Unfortunately for the bar, ABRA soundly rejected all of Little Miss Whiskey’s arguments, finding that it participated in a pub crawl in violation of its settlement agreement. ABRA stated that “[b]y agreeing to participate in the event” Little Miss Whiskey’s “permitted BYT to act as [its] agent … [so that it] is not entitled to argue that it is not responsible for the actions taken by BYT to promote the event.” The ABRA board found the bar’s testimony unpersuasive that the beers offered weren’t considered discounted drinks due to two facts: 1) the BYT advertisement listed them as “SPECIALS”; and 2) Zombie crawlers had to “pick up a coupon book and present coupons to take advantage” of all these “SPECIALS” including those at Little Miss Whiskey’s. It further found that the free shot of Bulleit bourbon, despite it being provided for free by the distributor, was a discounted drink because it was provided for free by the bartender; according to ABRA, the “source of the beverages served by [the bartender] is completely irrelevant to the determination whether discounted drinks were offered by the bar.” The Board imposed, for all that trouble of a hearing, a $500 fine, similar to what was paid by most of the other H Street bar participants.
More about DC’s Bar Crawl Restrictions
For more insight into DC’s bar crawl restrictions, in addition to the Washington Times article from 2001 discussed yesterday, articles from 2007 & 2008 in the Washington City Paper and the InTowner about the controversy surrounding the urban Idiotarod are worth the read.

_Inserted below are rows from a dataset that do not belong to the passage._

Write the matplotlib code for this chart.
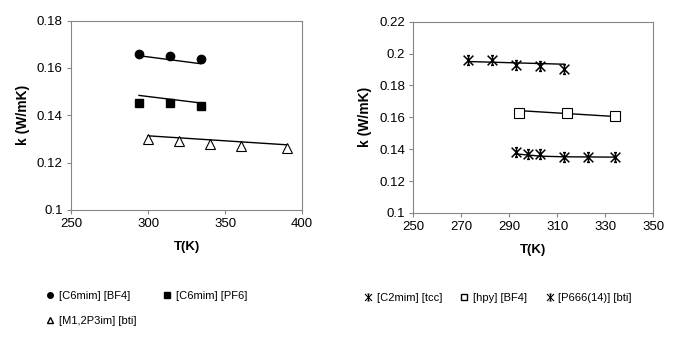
import numpy as np
import matplotlib.pyplot as plt
from matplotlib.lines import Line2D
from matplotlib.path import Path

plt.rcParams['font.family'] = ['Liberation Sans', 'DejaVu Sans']

# --- left panel data
t_bf4 = [294, 314, 334]
k_bf4 = [0.166, 0.165, 0.164]
t_pf6 = [294, 314, 334]
k_pf6 = [0.145, 0.145, 0.144]
t_m12 = [300, 320, 340, 360, 390]
k_m12 = [0.130, 0.129, 0.128, 0.127, 0.126]

# model lines (left)
fit_t_bf4 = [294, 334]
fit_k_bf4 = [0.1652, 0.1618]
fit_t_pf6 = [294, 334]
fit_k_pf6 = [0.1484, 0.1452]
fit_t_m12 = [300, 390]
fit_k_m12 = [0.1313, 0.1275]

# --- right panel data
t_tcc = [273, 283, 293, 303, 313]
k_tcc = [0.196, 0.196, 0.193, 0.192, 0.190]
t_hpy = [294, 314, 334]
k_hpy = [0.163, 0.163, 0.161]
t_p666 = [293, 298, 303, 313, 323, 334]
k_p666 = [0.138, 0.137, 0.137, 0.135, 0.135, 0.135]

# model lines (right)
fit_t_tcc = [273, 313]
fit_k_tcc = [0.1950, 0.1933]
fit_t_hpy = [294, 334]
fit_k_hpy = [0.1642, 0.1605]
fit_t_p666 = [293, 303, 313, 334]
fit_k_p666 = [0.1370, 0.1356, 0.1352, 0.1350]

axis_col = '#868686'

# excel style star: x + vertical bar + short caps
star = Path([(-1, -1), (1, 1), (-1, 1), (1, -1), (0, -1), (0, 1),
             (-0.3, 1), (0.3, 1), (-0.3, -1), (0.3, -1)],
            [Path.MOVETO, Path.LINETO] * 5)

fig = plt.figure(figsize=(6.98, 3.39), dpi=100)
ax1 = fig.add_axes([0.102, 0.381, 0.331, 0.558])
ax2 = fig.add_axes([0.592, 0.372, 0.344, 0.564])

# --- left plot
ax1.plot(fit_t_bf4, fit_k_bf4, color='black', lw=1)
ax1.plot(fit_t_pf6, fit_k_pf6, color='black', lw=1)
ax1.plot(fit_t_m12, fit_k_m12, color='black', lw=1)
ax1.plot(t_bf4, k_bf4, 'o', color='black', ms=6, ls='none')
ax1.plot(t_pf6, k_pf6, 's', color='black', ms=6, ls='none')
ax1.plot(t_m12, k_m12, '^', mfc='white', mec='black', ms=7, ls='none', mew=0.8)
ax1.set_xlim(250, 400)
ax1.set_ylim(0.1, 0.18)
ax1.set_xticks([250, 300, 350, 400])
ax1.set_yticks([0.1, 0.12, 0.14, 0.16, 0.18])
ax1.set_yticklabels(['0.1', '0.12', '0.14', '0.16', '0.18'])

# --- right plot
ax2.plot(fit_t_tcc, fit_k_tcc, color='black', lw=1)
ax2.plot(fit_t_hpy, fit_k_hpy, color='black', lw=1)
ax2.plot(fit_t_p666, fit_k_p666, color='black', lw=1)
ax2.plot(t_tcc, k_tcc, marker=star, color='black', ms=7, mew=1.1, ls='none')
ax2.plot(t_hpy, k_hpy, 's', mfc='white', mec='black', ms=7, mew=0.8, ls='none')
ax2.plot(t_p666, k_p666, marker=star, color='black', ms=7, mew=1.1, ls='none')
ax2.set_xlim(250, 350)
ax2.set_ylim(0.1, 0.22)
ax2.set_xticks([250, 270, 290, 310, 330, 350])
ax2.set_yticks([0.1, 0.12, 0.14, 0.16, 0.18, 0.2, 0.22])
ax2.set_yticklabels(['0.1', '0.12', '0.14', '0.16', '0.18', '0.2', '0.22'])

for ax in (ax1, ax2):
    for s in ax.spines.values():
        s.set_color(axis_col)
        s.set_linewidth(0.8)
    ax.tick_params(direction='out', length=3, width=0.8, color=axis_col,
                   labelsize=9.5, pad=3)
    ax.set_xlabel('T(K)', fontweight='bold', fontsize=9.5, labelpad=8)
    ax.set_ylabel('k (W/mK)', fontweight='bold', fontsize=10, labelpad=5)

# --- legends
h_bf4 = Line2D([], [], marker='o', color='black', ms=4, ls='none')
h_pf6 = Line2D([], [], marker='s', color='black', ms=4, ls='none')
h_m12 = Line2D([], [], marker='^', mfc='white', mec='black', ms=5, ls='none')
fig.legend([h_bf4, h_m12, h_pf6],
           ['[C6mim] [BF4]', '[M1,2P3im] [bti]', '[C6mim] [PF6]'],
           ncol=2, loc='upper left', bbox_to_anchor=(0.053, 0.17),
           frameon=False, fontsize=8, handlelength=0.6, handletextpad=0.5,
           columnspacing=2.4, labelspacing=1.3)

h_tcc = Line2D([], [], marker=star, color='black', ms=5, mew=0.8, ls='none')
h_hpy = Line2D([], [], marker='s', mfc='white', mec='black', ms=5, ls='none')
h_p666 = Line2D([], [], marker=star, color='black', ms=5, mew=0.8, ls='none')
fig.legend([h_tcc, h_hpy, h_p666],
           ['[C2mim] [tcc]', '[hpy] [BF4]', '[P666(14)] [bti]'],
           ncol=3, loc='upper left', bbox_to_anchor=(0.508, 0.165),
           frameon=False, fontsize=8, handlelength=0.6, handletextpad=0.5,
           columnspacing=1.7)

plt.savefig('out.png', dpi=100)
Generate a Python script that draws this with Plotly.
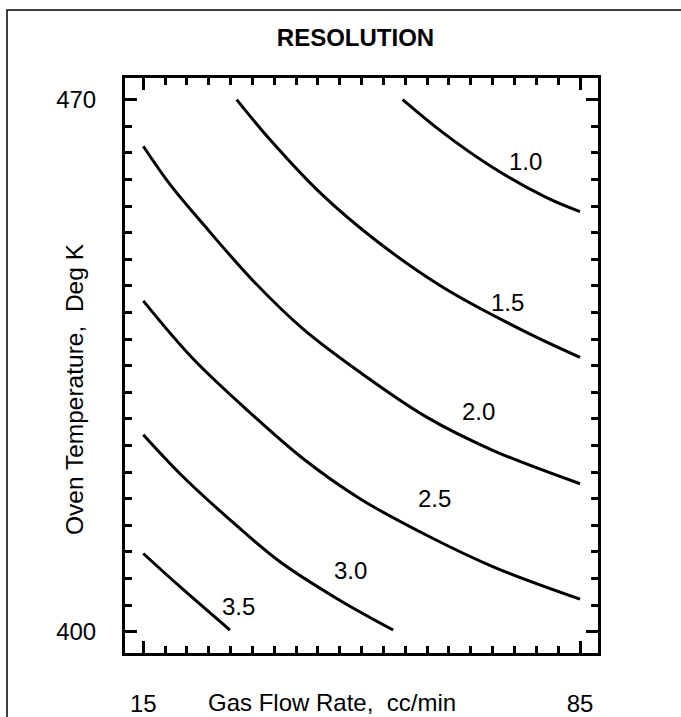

Fortunately, aside from Adams Morgan and the bulk of H Street, organized bar crawls and pub tours are still permitted in most of the city. In addition, if you want to stop at a spot in those neighborhoods, in spite of these restrictions, as part of going bar to bar, you can still do so (you just might not be able get any specials from the bars for your group as part of your self bar crawl). You can also go on unconventional bar tours like a Barred in DC Bus Bar Tour; such an event technically is not a “pub crawl” under DC regulations, as the stops are not walking distance from another. Notably, at the Little Miss Whiskey’s hearing, one investigator testified that he “walked to every single bar without physical challenges” and did not have to rely upon a vehicle or public transportation.